Но не только философии предстоит освободиться от догматических абстракций. Ту же задачу предстоит решить социалистам и коммунистам, теории которых антиисторичны в их отношении не только к прошлому человечества, но и к его будущему, которое представляется утопистам чем-то неизменным, окончательно завершенным[112]. Отсюда понятно утверждение Маркса о том, что «догматической абстракцией является в особенности коммунизм, причем я имею в виду не какой-либо воображаемый и возможный коммунизм, а действительно существующий коммунизм, в той форме, как его проповедуют Кабе, Дезами, Вейтлинг и т.д. Этот коммунизм есть только особое выражение гуманистического принципа, не освободившееся еще от влияния своей противоположности – частного бытия. Поэтому уничтожение частной собственности и этот коммунизм отнюдь не тождественны, и не случайно, а совершенно неизбежно рядом с коммунизмом появились другие социалистические учения, как, например, учения Фурье, Прудона и т.д., – потому что сам он представляет собой только особое, одностороннее осуществление социалистического принципа» (1, 1; 379).

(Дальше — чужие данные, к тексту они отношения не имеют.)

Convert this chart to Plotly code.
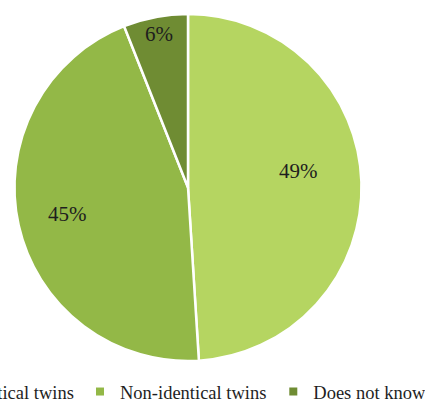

Весьма важно отметить, что, критикуя утопический коммунизм, Маркс подчеркивает необходимость уничтожения частной собственности. И, несмотря на это, Маркс не называет себя коммунистом, так как он не приемлет утопизма и догматизма тогдашних коммунистических учений.

Утопические социалисты и коммунисты сводили основную задачу социального переустройства общества главным образом к перераспределению произведенных и производимых материальных благ. Необходимость дальнейшего развития производительных сил, культуры, науки для решения провозглашаемых ими величественных задач явно недооценивалась. Именно это имеет в виду Маркс, говоря, что утопический коммунизм не освободился еще от влияния своей противоположности – частной собственности, поскольку он стремится лишь к «справедливому» ее распределению. Между тем задача заключается в том, чтобы действительно покончить с частной собственностью, т.е. добиться такого высокого уровня развития производства, когда станет возможным удовлетворение исторически сложившихся потребностей человека. Тогда, и только тогда, окончательно отпадет вопрос о частной собственности, любое перераспределение которой предполагает частичный отказ от удовлетворения многообразных потребностей индивида.

111

Письмо Фейербаха, опубликованное в журнале, показывает, что в оценке перспектив Германии он был ближе к Руге, чем к Марксу. «Не скоро добьемся мы в Германии успеха, – писал Фейербах. – Все насквозь испорчено, одно – по-одному, другое – по-другому» (58; 571). В несколько ином духе писал Бакунин: «О, я согласен, еще далеко до наступления немецкого 1789 года! Когда же немцы не отставали от столетия? Но это не значит, что теперь время сидеть со сложенными руками и малодушно отчаиваться. Если уж люди, как вы, не верят более в будущность Германии, не желают больше работать над ней, кто же будет тогда верить, кто работать?» (58; 566).

112

Современные критики марксизма постоянно приписывают Марксу воззрения, которые он систематически опровергал. Так, М. Ланге утверждает, будто бы Марксово представление о коммунистическом будущем человечества «является секуляризацией теологической интерпретации истории» (94; 35). Между тем Маркс совершенно чужд эсхатологическому представлению о конечной цели истории. Он, как мы увидим дальше, говорит лишь о конечной цели классовой борьбы пролетариата.